- Episode no.: Season 1 Episode 23
- Directed by: Paul Stanley
- Story by: Lin Dane
- Teleplay by: Lin Dane; Lou Morheim;
- Cinematography by: Kenneth Peach
- Production code: 27
- Original air date: March 2, 1964

Guest appearances
- Simon Oakland; Janet De Gore; Don Gordon;

Episode chronology
| ← Previous "Specimen: Unknown" | Next → "Moonstone" |

= Second Chance (The Outer Limits) =

"Second Chance" is an episode of the original The Outer Limits television show. It first aired on March 2, 1964, during the first season.

==Opening narration==
When fear is too terrible, when reality is too agonizing, we seek escape in manufactured danger, in the thrills and pleasures of pretending-in the amusement parks of our unamusing world. Here, in frantic pretending, Man finds escape and temporary peace, and goes home tired enough to sleep a short, deep sleep. But what happens here when night comes? When pretending ends, and reality begins?

==Plot==
Frustrated and disillusioned physicist Dave Crowell has found a temporary and undemanding job - 'piloting' a flying saucer mock-up spaceflight simulator at a third-rate amusement park - to escape from his former Defense Department employers' demands to develop more effective weapons of mass destruction. However, an alien from the planet Empyria stealthily modifies the attraction into an actual interplanetary spacecraft; and, passing himself off as a weird roving sideshow, invites aboard a group of misfits, each of whom is refusing to confront unpleasant realities in his/her life.
The Empyrian offers the group a second chance to better themselves - an opportunity to colonize a small planetoid called Tythra that, paradoxically, will threaten both the alien's home world and Earth, just 82 years down the line; by inhabiting it, the colonists will alter its orbital path and thus avert the disaster. However, to turn this dream into a reality, each must overcome an entrenched unwillingness to face his or her own true nature to pull together as a group. As violence escalates quickly between the distressed abductees and the flight crew, with one passenger accidentally being ejected into space during a physical altercation, Crowell eventually manages to convince the Empyrian that the operation is doomed to failure; he explains that it is against human nature to expect someone to freely accept their shortcomings and admit their failures. Instead, he advises him to seek help directly from Earth's governments and scientists, in order to initialize a proper collaboration for the sake of each individual, by asking for volunteers to accompany them to Tythra - he assures the alien that he would probably have a whole ship full of people willing to receive a second chance at life. Approving of Crowell's choice, the Empyrian states that "he trusts his judgment", reversing the course of the ship to return the reluctant abductees back to Earth.

==Closing narration==
This episode has no closing narration.

==Background==
The original script for this episode was written by Sonya Roberts (whose previous credits included episodes of Surfside Six, Hawaiian Eye, and 77 Sunset Strip) and titled "Joy Ride", and takes place at Jollyland (changed to Joyland). The script was rewritten as "Second Chance" by Lou Morheim, who retained the basic plot but threw out most of the emotional depth and humor of the characters, supposedly because ABC wanted monsters and simplistic stories. In "Second Chance", for example, the Empyrian frightens whoever he encounters by suddenly appearing in front of them, whereas in "Joy Ride" Roberts cleverly has him appear as if he is part of the park, wearing a sandwich board that reads 'GREETINGS EARTHMEN, I AM FROM THE PLANET EMPYRIA IN OUTER SPACE'. Likewise, in "Second Chance", the Empyrian forces Arjay to buckle his safety belt by hypnotizing him with his alien medallion, but in "Joy Ride" he achieves this by getting Arjay to "pretend" everything is for real, pulling out his ray gun and threatening to burn him to a cinder if he doesn't, and Arjay, playing along, complies laughing. Believing the resulting script to be inane, Sonya Roberts had her name removed from the script and employed the pseudonym Lin Dane.

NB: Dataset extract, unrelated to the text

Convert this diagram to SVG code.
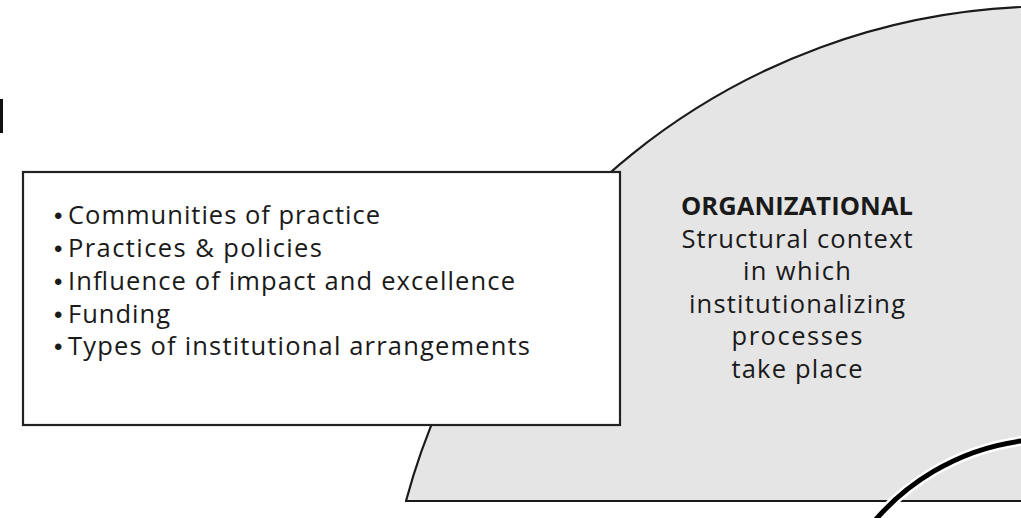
<svg xmlns="http://www.w3.org/2000/svg" width="1021" height="518" viewBox="0 0 1021 518">
<style>
.t{font-family:"Open Sans","Liberation Sans",sans-serif;font-size:25.5px;fill:#1a1a1a}
.b{font-weight:bold}
.d{font-family:"Liberation Sans",sans-serif;font-size:24px;fill:#1a1a1a}
.ln{fill:none;stroke:#1a1a1a;stroke-width:2.2}
</style>
<rect width="1021" height="518" fill="#ffffff"/>
<rect x="0" y="99" width="3" height="34" fill="#111"/>
<g id="organizational">
<path d="M406,501 A668,668 0 0,1 1021,7 L1021,501 Z" fill="#e5e5e5"/>
<path class="ln" d="M406,501 A668,668 0 0,1 1021,7"/>
<line class="ln" x1="405" y1="501" x2="1021" y2="501"/>
<g text-anchor="middle">
<text class="t b" x="797" y="215" textLength="232">ORGANIZATIONAL</text>
<text class="t" x="797" y="248" textLength="231">Structural context</text>
<text class="t" x="797" y="280" textLength="108">in which</text>
<text class="t" x="797" y="313" textLength="216">institutionalizing</text>
<text class="t" x="797" y="345" textLength="131">processes</text>
<text class="t" x="797" y="378" textLength="131">take place</text>
</g>
</g>
<g id="factors">
<rect x="23" y="172" width="597" height="253" fill="#ffffff" stroke="#222" stroke-width="2.2"/>
<text class="d" x="54" y="224">•</text><text class="t" x="68" y="224" textLength="312">Communities of practice</text>
<text class="d" x="54" y="257">•</text><text class="t" x="68" y="257" textLength="254">Practices &amp; policies</text>
<text class="d" x="54" y="290">•</text><text class="t" x="68" y="290" textLength="447">Influence of impact and excellence</text>
<text class="d" x="54" y="323">•</text><text class="t" x="68" y="323" textLength="102">Funding</text>
<text class="d" x="54" y="355">•</text><text class="t" x="68" y="355" textLength="462">Types of institutional arrangements</text>
</g>
<g id="connectors">
<path d="M860,540 A234,234 0 0,1 1030,440" fill="none" stroke="#ffffff" stroke-width="10"/>
<path d="M860,540 A234,234 0 0,1 1030,440" fill="none" stroke="#000" stroke-width="5"/>
</g>
</svg>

The exterior of the Braniff Space Rover attraction at Freedomland U.S.A. reportedly was used as a reference for the exterior of the flying saucer in this episode. In one scene, two actors are seen outside the flying saucer in a park with a carousel in the distance. While Freedomland's Space Rover may have served as a reference for the flying saucer in the episode, the scene provides evidence that the episode was not actually filmed at Freedomland.